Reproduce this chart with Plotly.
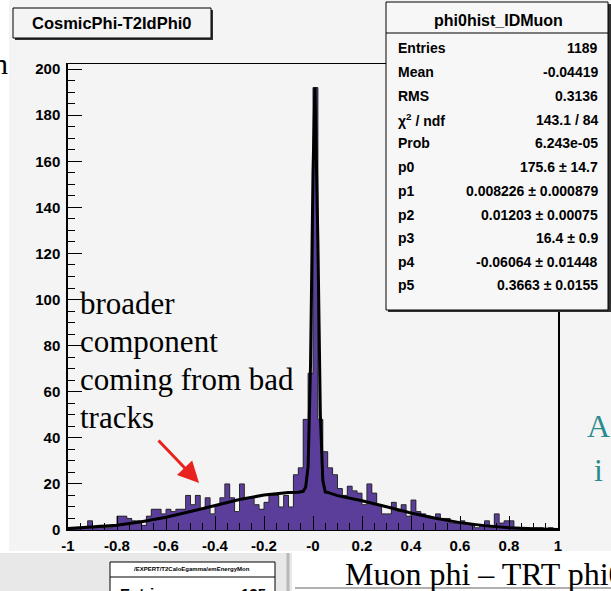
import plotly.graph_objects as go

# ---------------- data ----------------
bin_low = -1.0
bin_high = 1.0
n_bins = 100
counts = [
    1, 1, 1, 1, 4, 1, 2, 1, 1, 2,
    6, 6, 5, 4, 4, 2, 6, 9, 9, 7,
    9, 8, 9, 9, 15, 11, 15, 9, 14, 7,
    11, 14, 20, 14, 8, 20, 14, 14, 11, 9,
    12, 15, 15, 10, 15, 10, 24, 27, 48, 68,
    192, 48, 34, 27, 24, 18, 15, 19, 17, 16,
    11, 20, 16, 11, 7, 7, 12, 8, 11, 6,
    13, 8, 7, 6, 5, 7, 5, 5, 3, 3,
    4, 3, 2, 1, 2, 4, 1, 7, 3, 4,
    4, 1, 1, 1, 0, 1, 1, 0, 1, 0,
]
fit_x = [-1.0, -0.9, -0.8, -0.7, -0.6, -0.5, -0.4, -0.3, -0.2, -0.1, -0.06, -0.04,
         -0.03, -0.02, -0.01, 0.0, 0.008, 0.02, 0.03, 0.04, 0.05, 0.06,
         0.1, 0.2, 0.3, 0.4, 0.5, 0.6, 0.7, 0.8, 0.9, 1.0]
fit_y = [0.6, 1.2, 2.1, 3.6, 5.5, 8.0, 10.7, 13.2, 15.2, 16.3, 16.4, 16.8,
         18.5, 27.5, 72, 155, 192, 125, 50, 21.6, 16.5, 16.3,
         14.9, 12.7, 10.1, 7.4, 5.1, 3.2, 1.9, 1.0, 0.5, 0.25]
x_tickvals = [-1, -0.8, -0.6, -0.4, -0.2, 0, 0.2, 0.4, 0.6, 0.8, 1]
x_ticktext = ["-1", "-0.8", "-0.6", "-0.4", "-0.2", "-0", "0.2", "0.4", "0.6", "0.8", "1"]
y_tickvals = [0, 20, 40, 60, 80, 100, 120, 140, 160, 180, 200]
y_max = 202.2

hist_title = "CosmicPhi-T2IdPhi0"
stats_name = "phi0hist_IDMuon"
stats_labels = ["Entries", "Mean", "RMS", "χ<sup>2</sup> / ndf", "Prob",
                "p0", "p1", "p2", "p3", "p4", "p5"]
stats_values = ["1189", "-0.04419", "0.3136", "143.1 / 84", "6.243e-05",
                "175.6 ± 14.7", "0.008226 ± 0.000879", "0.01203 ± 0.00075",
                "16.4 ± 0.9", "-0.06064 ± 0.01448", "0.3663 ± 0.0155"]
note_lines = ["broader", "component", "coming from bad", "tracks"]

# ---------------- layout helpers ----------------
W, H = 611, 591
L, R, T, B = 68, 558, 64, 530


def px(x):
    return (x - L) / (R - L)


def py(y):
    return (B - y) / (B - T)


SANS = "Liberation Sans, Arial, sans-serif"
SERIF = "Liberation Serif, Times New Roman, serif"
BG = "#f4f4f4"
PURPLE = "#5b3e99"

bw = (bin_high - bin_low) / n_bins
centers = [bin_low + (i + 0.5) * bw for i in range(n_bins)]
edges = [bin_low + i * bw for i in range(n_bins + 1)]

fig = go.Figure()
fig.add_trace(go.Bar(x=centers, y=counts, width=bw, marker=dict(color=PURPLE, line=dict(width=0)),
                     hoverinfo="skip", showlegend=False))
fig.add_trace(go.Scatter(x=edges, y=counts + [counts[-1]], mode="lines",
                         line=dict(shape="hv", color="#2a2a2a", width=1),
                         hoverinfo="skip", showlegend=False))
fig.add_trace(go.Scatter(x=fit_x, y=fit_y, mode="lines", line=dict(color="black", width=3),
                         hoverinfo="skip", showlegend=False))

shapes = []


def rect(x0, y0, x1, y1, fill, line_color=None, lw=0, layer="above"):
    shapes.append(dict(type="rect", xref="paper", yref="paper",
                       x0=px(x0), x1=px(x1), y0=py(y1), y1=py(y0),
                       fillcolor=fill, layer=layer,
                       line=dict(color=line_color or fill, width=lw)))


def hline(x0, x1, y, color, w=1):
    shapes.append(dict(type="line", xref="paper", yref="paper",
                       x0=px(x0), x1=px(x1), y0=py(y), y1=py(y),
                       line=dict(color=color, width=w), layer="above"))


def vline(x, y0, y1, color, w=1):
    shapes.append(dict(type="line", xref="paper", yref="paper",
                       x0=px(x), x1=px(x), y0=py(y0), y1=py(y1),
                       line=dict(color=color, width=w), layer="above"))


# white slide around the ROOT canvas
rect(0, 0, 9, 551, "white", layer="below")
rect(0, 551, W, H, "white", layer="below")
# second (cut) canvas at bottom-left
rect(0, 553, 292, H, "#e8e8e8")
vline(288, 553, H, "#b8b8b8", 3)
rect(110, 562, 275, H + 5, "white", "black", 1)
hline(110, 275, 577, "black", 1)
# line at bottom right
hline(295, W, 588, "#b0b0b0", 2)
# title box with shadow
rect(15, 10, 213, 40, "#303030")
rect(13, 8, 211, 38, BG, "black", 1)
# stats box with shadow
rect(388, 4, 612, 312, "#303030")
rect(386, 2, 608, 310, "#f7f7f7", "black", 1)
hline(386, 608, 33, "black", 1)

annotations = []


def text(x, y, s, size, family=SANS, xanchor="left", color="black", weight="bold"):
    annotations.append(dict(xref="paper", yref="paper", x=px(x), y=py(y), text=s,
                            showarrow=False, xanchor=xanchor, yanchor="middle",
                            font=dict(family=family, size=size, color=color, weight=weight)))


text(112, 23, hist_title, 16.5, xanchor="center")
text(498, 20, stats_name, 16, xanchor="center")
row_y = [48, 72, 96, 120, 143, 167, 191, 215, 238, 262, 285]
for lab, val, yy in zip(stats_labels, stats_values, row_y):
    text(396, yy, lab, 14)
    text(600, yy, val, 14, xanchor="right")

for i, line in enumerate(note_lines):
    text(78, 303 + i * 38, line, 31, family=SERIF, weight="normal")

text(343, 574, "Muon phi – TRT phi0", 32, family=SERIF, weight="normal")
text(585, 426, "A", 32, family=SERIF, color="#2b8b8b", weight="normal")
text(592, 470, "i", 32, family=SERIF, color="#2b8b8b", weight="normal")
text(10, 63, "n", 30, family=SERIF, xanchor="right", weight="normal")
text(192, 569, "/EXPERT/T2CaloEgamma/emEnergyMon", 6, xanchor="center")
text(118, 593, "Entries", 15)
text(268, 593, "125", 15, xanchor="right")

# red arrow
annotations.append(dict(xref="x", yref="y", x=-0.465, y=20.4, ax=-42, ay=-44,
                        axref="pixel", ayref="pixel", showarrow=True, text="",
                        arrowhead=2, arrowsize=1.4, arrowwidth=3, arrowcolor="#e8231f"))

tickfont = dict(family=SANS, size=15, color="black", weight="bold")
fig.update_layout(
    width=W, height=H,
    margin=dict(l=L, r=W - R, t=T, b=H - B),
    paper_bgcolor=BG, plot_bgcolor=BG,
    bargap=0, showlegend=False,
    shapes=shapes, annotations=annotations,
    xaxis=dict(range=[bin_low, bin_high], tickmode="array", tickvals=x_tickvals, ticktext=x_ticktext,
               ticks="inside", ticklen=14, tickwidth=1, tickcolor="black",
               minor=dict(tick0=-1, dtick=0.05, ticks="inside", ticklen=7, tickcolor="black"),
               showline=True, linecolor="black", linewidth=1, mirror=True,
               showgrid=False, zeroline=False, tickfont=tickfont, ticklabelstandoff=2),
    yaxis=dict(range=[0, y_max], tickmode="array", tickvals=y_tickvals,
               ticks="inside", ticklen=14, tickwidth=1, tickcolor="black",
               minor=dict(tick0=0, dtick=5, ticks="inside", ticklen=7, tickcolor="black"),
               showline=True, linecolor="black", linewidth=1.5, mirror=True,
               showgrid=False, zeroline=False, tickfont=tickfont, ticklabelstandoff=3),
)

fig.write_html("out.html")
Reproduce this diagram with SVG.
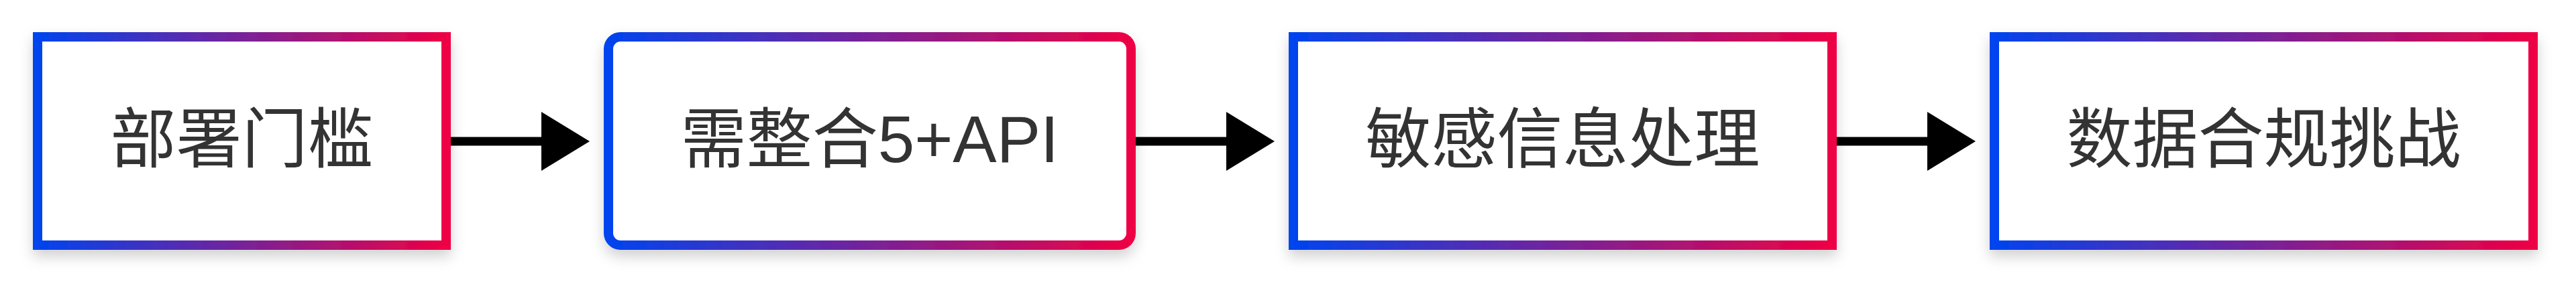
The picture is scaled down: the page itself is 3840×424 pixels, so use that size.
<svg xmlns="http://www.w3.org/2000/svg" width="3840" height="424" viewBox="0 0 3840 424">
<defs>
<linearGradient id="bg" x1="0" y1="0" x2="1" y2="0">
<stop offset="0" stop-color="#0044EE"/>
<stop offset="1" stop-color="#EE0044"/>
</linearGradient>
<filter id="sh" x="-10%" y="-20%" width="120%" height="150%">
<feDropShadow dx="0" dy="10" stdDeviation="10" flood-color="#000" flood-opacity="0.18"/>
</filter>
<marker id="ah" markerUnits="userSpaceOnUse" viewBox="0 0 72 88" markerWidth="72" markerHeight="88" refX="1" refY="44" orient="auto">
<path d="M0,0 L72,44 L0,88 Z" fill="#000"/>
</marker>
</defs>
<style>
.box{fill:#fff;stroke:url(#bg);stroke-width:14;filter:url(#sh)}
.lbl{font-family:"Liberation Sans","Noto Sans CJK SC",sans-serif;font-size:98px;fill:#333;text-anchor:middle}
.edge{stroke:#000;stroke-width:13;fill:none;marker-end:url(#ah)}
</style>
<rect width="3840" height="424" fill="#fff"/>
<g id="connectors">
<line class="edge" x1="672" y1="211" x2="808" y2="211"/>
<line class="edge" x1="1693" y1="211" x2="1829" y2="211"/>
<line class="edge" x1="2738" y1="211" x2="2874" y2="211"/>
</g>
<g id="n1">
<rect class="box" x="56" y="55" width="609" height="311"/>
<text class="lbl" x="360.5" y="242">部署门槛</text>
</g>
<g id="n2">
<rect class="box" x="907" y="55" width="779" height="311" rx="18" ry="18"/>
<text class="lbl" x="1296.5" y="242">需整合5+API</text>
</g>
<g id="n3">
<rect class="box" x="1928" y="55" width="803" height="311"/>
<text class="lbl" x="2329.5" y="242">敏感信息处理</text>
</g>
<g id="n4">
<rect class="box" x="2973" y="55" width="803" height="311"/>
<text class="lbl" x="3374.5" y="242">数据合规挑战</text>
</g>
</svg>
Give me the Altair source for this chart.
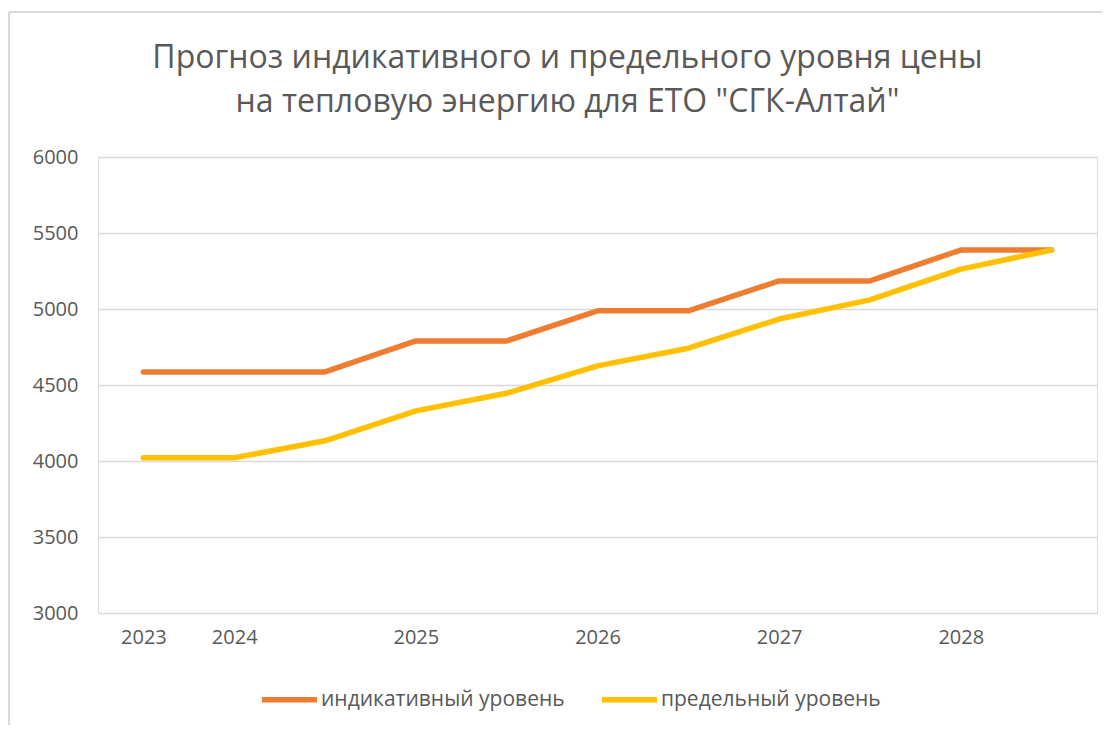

##############################

**SET EXERCISE:** Without the pictures, please reproduce each line of the listing above exactly, from the first one through the line bearing "import plotly.graph_objects as go".

**RESULT FOR THIS EXERCISE:**
Reproduce this chart with Plotly.
import plotly.graph_objects as go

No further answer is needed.